Former Overstock CEO: James Comey wanted me to sleep with Maria Butina

It’s a tough job, but someone’s gotta do it. Overstock CEO Patrick Byrne resigned yesterday after writing about the “deep state” and his personal knowledge of its operations. In two interviews, on Fox and CNN, Byrne then alleged that the FBI made him an operative — and that James Comey had directed him to “rekindle a romantic relationship” with Russian spy Maria Butina.

It started with this wild interview on Fox Business Network, in which Byrne claimed to have gotten burned by the FBI after working for them. “There was political espionage conducted against Hillary Clinton, Rubio, Cruz, and Donald Trump,” Byrne tells the Bulls & Bears panel, and that it was run by Peter Strzok. Byrne then claimed that he’d been offered “a billion-dollar bribe” to keep quiet, that Warren Buffett told him to go public, and that all of this has to do with Strzok, McCabe and others:

“Unbelievable” doesn’t begin to cover it. If that wasn’t bizarre enough, Byrne showed up on CNN later in the evening to tell his story to Chris Cuomo. By that time, the operation was being run on James Comey’s orders, and Byrne claimed that the FBI told him that Comey wanted him to do a Red Sparrow operation on Butina:

Former Overstock CEO Patrick Byrne said Thursday that the FBI directed him in the summer before the 2016 election to pursue a “romantic relationship with Maria Butina,” the Russian woman who was accused of seeking to win influence in powerful Republican circles at the behest of her country’s government. …

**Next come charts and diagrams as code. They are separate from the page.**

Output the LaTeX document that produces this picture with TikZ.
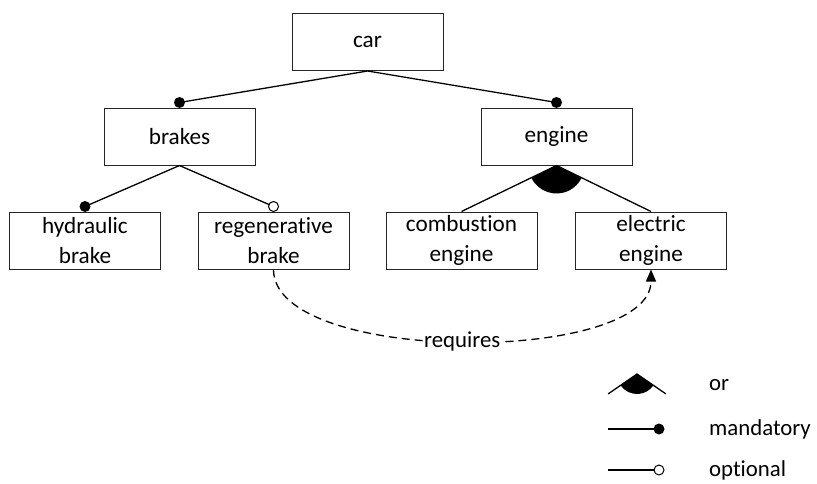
\documentclass[tikz,border=0pt]{standalone}
\usepackage{fontspec}
\setmainfont{Carlito}[Ligatures=NoCommon]
\usetikzlibrary{arrows.meta,calc}
\begin{document}
\begin{tikzpicture}[x=1pt,y=-1pt,
  feat/.style={draw=black!85,line width=1pt,minimum width=151pt,minimum height=57pt,
    inner sep=0pt,align=center,font=\fontsize{23.2}{29.5}\selectfont},
  conn/.style={line width=1.3pt},
  mand/.style={fill=black},
  opt/.style={fill=white,draw=black,line width=1pt},
  lbl/.style={anchor=west,inner sep=0pt,font=\fontsize{22.8}{27}\selectfont}]
\useasboundingbox (0,0) rectangle (817,483);
\node[feat] (car) at (367.5,42) {car};
\node[feat] (brakes) at (179.5,136.5) {brakes};
\node[feat] (engine) at (556.5,136.5) {engine};
\node[feat] (hyd) at (85,240.5) {hydraulic\\brake};
\node[feat] (reg) at (273.5,240.5) {regenerative\\brake};
\node[feat] (comb) at (461.5,240.5) {combustion\\engine};
\node[feat] (elec) at (651,240.5) {electric\\engine};
\coordinate (bdot) at ([yshift=5pt]brakes.north);
\coordinate (edot) at ([yshift=5pt]engine.north);
\coordinate (hdot) at ([yshift=5pt]hyd.north);
\coordinate (rdot) at ([yshift=5pt]reg.north);
\draw[conn] (car.south) -- (bdot);
\draw[conn] (car.south) -- (edot);
\draw[conn] (brakes.south) -- (hdot);
\draw[conn] (brakes.south) -- (rdot);
\fill[mand] (bdot) circle[radius=5.5pt];
\fill[mand] (edot) circle[radius=5.5pt];
\fill[mand] (hdot) circle[radius=5.5pt];
\draw[opt] (rdot) circle[radius=5pt];
\draw[conn] (engine.south) -- (comb.north);
\draw[conn] (engine.south) -- (elec.north);
\fill (engine.south) -- ++(206.8:28pt) arc[start angle=206.8,end angle=333.1,radius=28pt] -- cycle;
\draw[conn,dashed,dash pattern=on 8pt off 5pt,-{Triangle[width=10pt,length=12pt]}]
  (reg.south) .. controls (273.5,365) and (651,365) .. (elec.south)
  node[pos=0.5,fill=white,inner sep=1pt,font=\fontsize{22.8}{27}\selectfont] (req) {requires};
% legend
\coordinate (oa) at (637,374);
\draw[conn] ($(oa)+(214.6:35pt)$) -- (oa) -- ($(oa)+(325.4:35pt)$);
\fill (oa) -- ++(214.6:20pt) arc[start angle=214.6,end angle=325.4,radius=20pt] -- cycle;
\node[lbl] (lor) at (709,385) {or};
\coordinate (ma) at (608,429);
\coordinate (mb) at (659,429);
\draw[conn] (ma) -- (mb);
\fill[mand] (mb) circle[radius=5.5pt];
\node[lbl] (lmand) at (709,429) {mandatory};
\coordinate (pa) at (608,470);
\coordinate (pb) at (659,470);
\draw[conn] (pa) -- (pb);
\draw[opt] (pb) circle[radius=5pt];
\node[lbl] (lopt) at (709,470) {optional};
\end{tikzpicture}
\end{document}
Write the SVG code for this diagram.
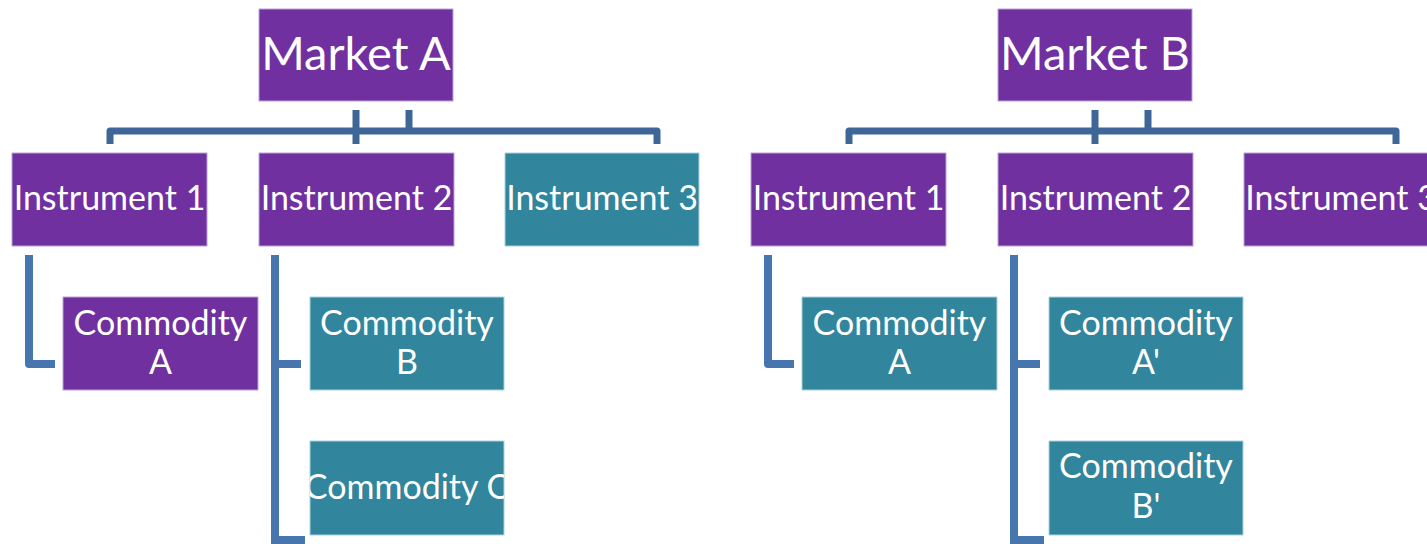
<svg xmlns="http://www.w3.org/2000/svg" width="1427" height="544" viewBox="0 0 1427 544">
<defs>
<style>
.p{fill:#7030A0;stroke:#B9A3D6;stroke-width:1}
.t{fill:#31859C;stroke:#A9D2DD;stroke-width:1}
.lbl{fill:#FFFFFF;font-family:Lato,"Open Sans","Liberation Sans",sans-serif;text-anchor:middle}
.big{font-size:47px}
.mid{font-size:34px}
.c1{fill:none;stroke:#3E6697;stroke-width:7;stroke-linejoin:round}
.c2{fill:none;stroke:#4775AD;stroke-width:8;stroke-linejoin:round}
</style>
<clipPath id="clipC"><rect x="310" y="441" width="194" height="94"/></clipPath>
<clipPath id="clipI3"><rect x="1244" y="153" width="183" height="93"/></clipPath>
</defs>
<rect width="1427" height="544" fill="#FFFFFF"/>
<g id="connectors">
<path class="c1" d="M110,144 V131 H657 V144"/>
<path class="c1" d="M356,110 V144"/>
<path class="c1" d="M409,110 V131"/>
<path class="c2" d="M29,255 V364 H55"/>
<path class="c2" d="M275,255 V548"/>
<path class="c2" d="M275,364 H301"/>
<path class="c2" d="M275,540 H305"/>
<path class="c1" d="M849,144 V131 H1396 V144"/>
<path class="c1" d="M1095,110 V144"/>
<path class="c1" d="M1148,110 V131"/>
<path class="c2" d="M768,255 V364 H794"/>
<path class="c2" d="M1014,255 V548"/>
<path class="c2" d="M1014,364 H1040"/>
<path class="c2" d="M1014,540 H1044"/>
</g>
<g id="marketA"><rect class="p" x="259" y="9" width="194" height="92"/><text class="lbl big" x="356" y="70">Market A</text></g>
<g id="a-inst1"><rect class="p" x="12" y="153" width="195" height="93"/><text class="lbl mid" x="109.5" y="210">Instrument 1</text></g>
<g id="a-inst2"><rect class="p" x="259" y="153" width="195" height="93"/><text class="lbl mid" x="356.5" y="210">Instrument 2</text></g>
<g id="a-inst3"><rect class="t" x="505" y="153" width="194" height="93"/><text class="lbl mid" x="602" y="210">Instrument 3</text></g>
<g id="a-comA"><rect class="p" x="63" y="297" width="195" height="93"/><text class="lbl mid" x="160.5" y="335">Commodity</text><text class="lbl mid" x="160.5" y="374">A</text></g>
<g id="a-comB"><rect class="t" x="310" y="297" width="194" height="93"/><text class="lbl mid" x="407" y="335">Commodity</text><text class="lbl mid" x="407" y="374">B</text></g>
<g id="a-comC"><rect class="t" x="310" y="441" width="194" height="94"/><text class="lbl mid" x="407" y="499" clip-path="url(#clipC)">Commodity C</text></g>
<g id="marketB"><rect class="p" x="998" y="9" width="194" height="92"/><text class="lbl big" x="1095" y="70">Market B</text></g>
<g id="b-inst1"><rect class="p" x="751" y="153" width="195" height="93"/><text class="lbl mid" x="848.5" y="210">Instrument 1</text></g>
<g id="b-inst2"><rect class="p" x="998" y="153" width="195" height="93"/><text class="lbl mid" x="1095.5" y="210">Instrument 2</text></g>
<g id="b-inst3"><rect class="p" x="1244" y="153" width="194" height="93"/><text class="lbl mid" x="1341" y="210" clip-path="url(#clipI3)">Instrument 3</text></g>
<g id="b-comA"><rect class="t" x="802" y="297" width="195" height="93"/><text class="lbl mid" x="899.5" y="335">Commodity</text><text class="lbl mid" x="899.5" y="374">A</text></g>
<g id="b-comA2"><rect class="t" x="1049" y="297" width="194" height="93"/><text class="lbl mid" x="1146" y="335">Commodity</text><text class="lbl mid" x="1146" y="374">A'</text></g>
<g id="b-comB2"><rect class="t" x="1049" y="441" width="194" height="94"/><text class="lbl mid" x="1146" y="478">Commodity</text><text class="lbl mid" x="1146" y="518">B'</text></g>
</svg>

Byrne’s story, as told to CNN anchor Chris Cuomo on “Cuomo Prime Time,” and in earlier interviews broadcast on Fox Business News and Fox News, also includes allegations that top officials in the Obama administration, including James Comey, the former FBI director, approved of the bureau’s requests of him.

It has not been verified by the agencies, and spokespeople for the Justice Department and FBI declined to comment. Reached Thursday evening by CNN, Comey called Byrne’s claim “ridiculous.”

Who knew that selling tchotchkes qualified for reverse-honeypot assignments? I should’ve stayed in retail.

So … is this for real, or has Byrne suffered a mental breakdown? Based on his performances last night, one would be inclined toward the latter — but CNN’s report suggests that he might not be making some of this up, at least:

A US official told CNN on Thursday that Byrne met earlier this year with Justice Department officials and shared with them similar information about a romantic relationship with Butina encouraged by the FBI. The US official said that the Justice Department officials Byrne met with found aspects of Byrne’s story to be believable in part because he shared operational details that were not widely known.

Perhaps it was a little of both — some truth, buried in a mental breakdown. Later on CNN, Don Lemon suggested that he found Byrne credible, because … Hillary Clinton. Cuomo defended Byrne even more vigorously:

“We’re living in unprecedented times. You don’t know,” Lemon said of Byrne’s incredible story. ” Listen, it’s interesting because, speaking for the people at home as I’m watching it the first time, I’m like, what is he saying, because this whole deep state thing was supposed to be about setting up Donald Trump, yet he’s saying that Hillary Clinton was set up.”

“If I had even sensed that this was about a political agenda or some Infowars BS like that, I would never have him on the show,” Cuomo emphasized. “But I know him, I’ve tracked his career over the years, his website has got some stuff on it that is certainly controversial.”

Lemon seemed to think that characterization was a tad generous, however. “He is a conspiracy theorist of sorts,” Lemon said, which prompted a quick, sideways glance from Cuomo.

“He’s not some lunatic,” Cuomo quickly countered. “Again, his company was a $745 million company. I’m not saying you can’t be rich and cuckoo, I’m saying that he’s always sounded like that. When I interviewed him in 1998/’98. Look, either he’s got the names or he doesn’t.”

Come on, man. The man was crying on camera, lashing out at a journalist who criticized him, kept changing his story, and had trouble at times completing his thoughts. This is a man who was having some serious mental and/or emotional issues, and two major networks put him on for long stretches of time despite that.

That doesn’t entirely preclude all of Byrne’s claims about Butina and other aspects of his contacts with the FBI, but it raises some serious questions about his credibility. Cuomo tells Lemon that Byrne’s story should be easy to check out. “Either he’s got the names or he doesn’t,” Cuomo says. Byrne has names — he spent most of the evening throwing them around — but the question is whether any of this connects at all to reality. If it does, one would imagine that Michael Horowitz would connect those dots as part of his Inspector General probe into the FBI’s investigation of Russiagate. When none of this connects at all, though, will these networks apologize for exploiting Byrne’s mental issues for entertainment?